In Sri Lanka a Member of Provincial Council (also known as Provincial Councilor), is the title given to an elected member of a provincial council. As of 2017, there are 455 members in nine provincial councils.

==Elections==
All positions in a provincial council become simultaneously vacant for elections held on a five-year cycle. If a vacancy arises at another time, due to death or resignation, then an electoral district vacancy may be filled by the second highest scoring candidate in the last election from that electoral district.

==Title==
Provincial council derives its traditions from the Parliament of Sri Lanka, therefore its members are often referred to as The Honourable (The Hon. or Hon.) Name MPC, during their term in office.

==Salaries and benefits==
===Salary and allowance===
As per the Provincial Councils (Payment of Salaries and Allowances) Act, No. 37 of 1988, a member of a Provincial Council is entitled to a salary and allowances equal to half of monthly salary and all other allowance entitled to a Member of Parliament.

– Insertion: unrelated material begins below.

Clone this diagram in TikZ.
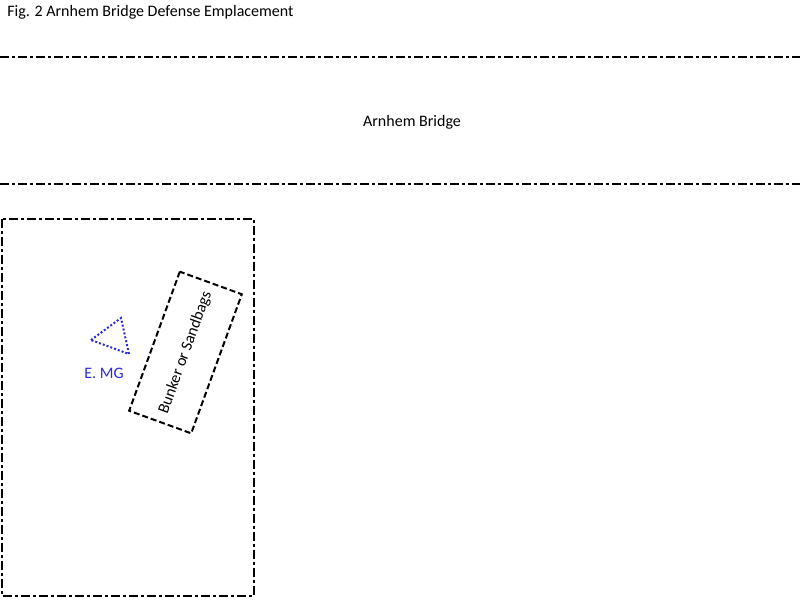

A Member of the Board of Ministers of a Province, is entitled to a salary and allowances equal a salary of a Deputy Minister.

===Office expenses===
They are entitle to an annual free postal facility allowance of Rs 48,000 which was increased from Rs 24,000 in 2019.

===Other benefits===
- Tax benefits
Members claim tax exemptions on their pay and allowance as it has been deemed an honorarium.

- Duty free verticals
A member who has served for more than two and half years are entitled to import a high value luxury vehicle with without paying import duty that is normally charged under a duty free permit each term of office.